In some cases, use of the budget to force performance improvements could lead to stagnation and breakdown of morale within an organization. Same organizations that “vow” to stay close to the customer (ours customers come first), so that they can respond quickly to new information about market changes, hang tightly to budgeting — a process that disempowers managers and slows the response to market developments.
Budgeting must be abolished once and for all, and replaced by other goals and measures, both financial and non-financial measurements. Each business unit must be judged on how well its performance compares with its peers and against world-class benchmarks. Using such standards, divisions and departments become more entrepreneurial, exploiting opportunities and become more adaptive to an increasing changing business environment. This requires employers to become more effective than meeting budgets. They would measure themselves against how well comparable group inside and outside the organization will turn out to have done in the same period, given the economic conditions prevailing at the time. Because employers won’t know whether they have succeeded or by how much until the period is over, they must be at their best to ensure that their performance is better than that of their peers. Business units, plants, or branches can measure their progress against comparable units within the organization through the use of a few key financial measures.
In order to measure themselves against external peers, they can use operational benchmarks such as return on capital invested. The elements or factors measured are “key performance indicators” — KPI’s such as profits, cash flows, cost ratios, customers satisfaction, employment retention and quality.
In an empowered organization, people are free to make mistakes and equally free to fix them. Managers would have wide discretion making decisions; as a result, they can obtain resources more quickly than in traditional companies.
In lieu of budgeting, organization must adapt to make “automatic quarterly forecasts” (AQF). Since this forecast is regularly revised, it supports managers’ ability to fashion strategies that continuously adapt to market conditions. This AQF differ from traditional budgets in many ways.

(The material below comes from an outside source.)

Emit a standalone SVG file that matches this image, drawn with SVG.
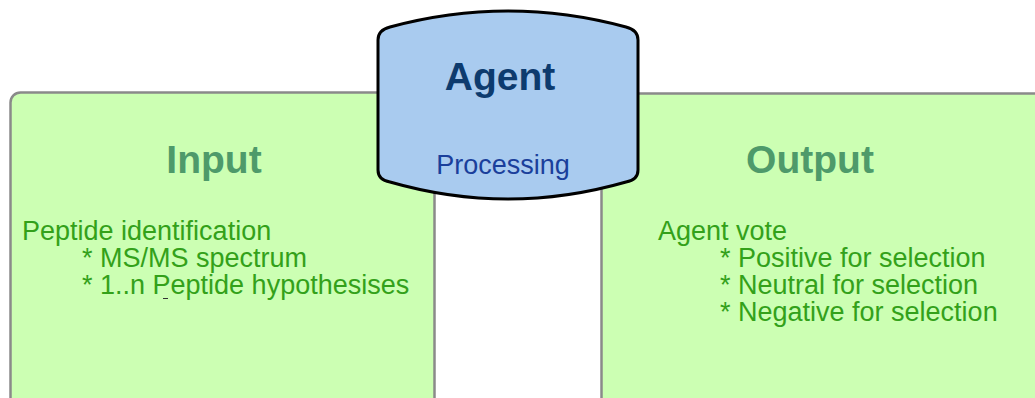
<svg xmlns="http://www.w3.org/2000/svg" width="1035" height="398" viewBox="0 0 1035 398">
<style>
.box{fill:#ccffb3;stroke:#8a8a8a;stroke-width:2.5}
.title{font-family:"Liberation Sans",Arial,sans-serif;font-weight:bold;font-size:39px;fill:#4e9a6a;text-anchor:middle}
.body{font-family:"Liberation Sans",Arial,sans-serif;font-size:27px;fill:#33a11a}
.agent{font-family:"Liberation Sans",Arial,sans-serif;font-weight:bold;font-size:39px;fill:#0d3b6e;text-anchor:middle}
.proc{font-family:"Liberation Sans",Arial,sans-serif;font-size:27px;fill:#1a3f9b;text-anchor:middle}
</style>
<g id="input">
<rect class="box" x="10.5" y="92.5" width="424" height="320" rx="10"/>
<text class="title" x="214" y="173">Input</text>
<text class="body" x="22" y="240">Peptide identification</text>
<text class="body" x="82" y="267">* MS/MS spectrum</text>
<text class="body" x="82" y="294">* 1..n Peptide hypothesises</text>
<line x1="163" y1="298.5" x2="168" y2="298.5" stroke="#333" stroke-width="1"/>
</g>
<g id="output">
<rect class="box" x="601.5" y="93.5" width="450" height="320" rx="10"/>
<text class="title" x="810" y="173">Output</text>
<text class="body" x="658" y="240">Agent vote</text>
<text class="body" x="720" y="267">* Positive for selection</text>
<text class="body" x="720" y="294">* Neutral for selection</text>
<text class="body" x="720" y="321">* Negative for selection</text>
</g>
<g id="connectors"></g>
<g id="agent">
<path d="M378,40 Q378,30 390,27 Q508,-5 626,27 Q638,30 638,40 L638,170 Q638,180 626,182 Q508,216 390,182 Q378,180 378,170 Z" fill="#a9cbef" stroke="#000" stroke-width="3"/>
<text class="agent" x="500" y="90">Agent</text>
<text class="proc" x="503" y="174">Processing</text>
</g>
</svg>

It does not envisions a fixed deadline at the end of the fiscal year. When revenues, costs and other elements are measured against (by now) stale targets. It includes only few key variables such as revenues, costs, and capital expenditures which means it can be compiled relatively easily and quickly. Most important, AQF is more accurate, it is constantly updated by the latest economic trends and customer demand and by emerging data from the most recent quarter. More so, no one has a reason to manipulate them, because there are no fixed revenues targets or penalties for missing them.
In conclusion, in organizations that have abolished budgeting, the “spend it or lose it” philosophy that is at work in traditional organizations is eliminated. More so, these organizations can unleash the full power of modern information systems and tools.
Knowledge flows within the organization become more efficient, permitting the full potential of a decentralized organization to be realized.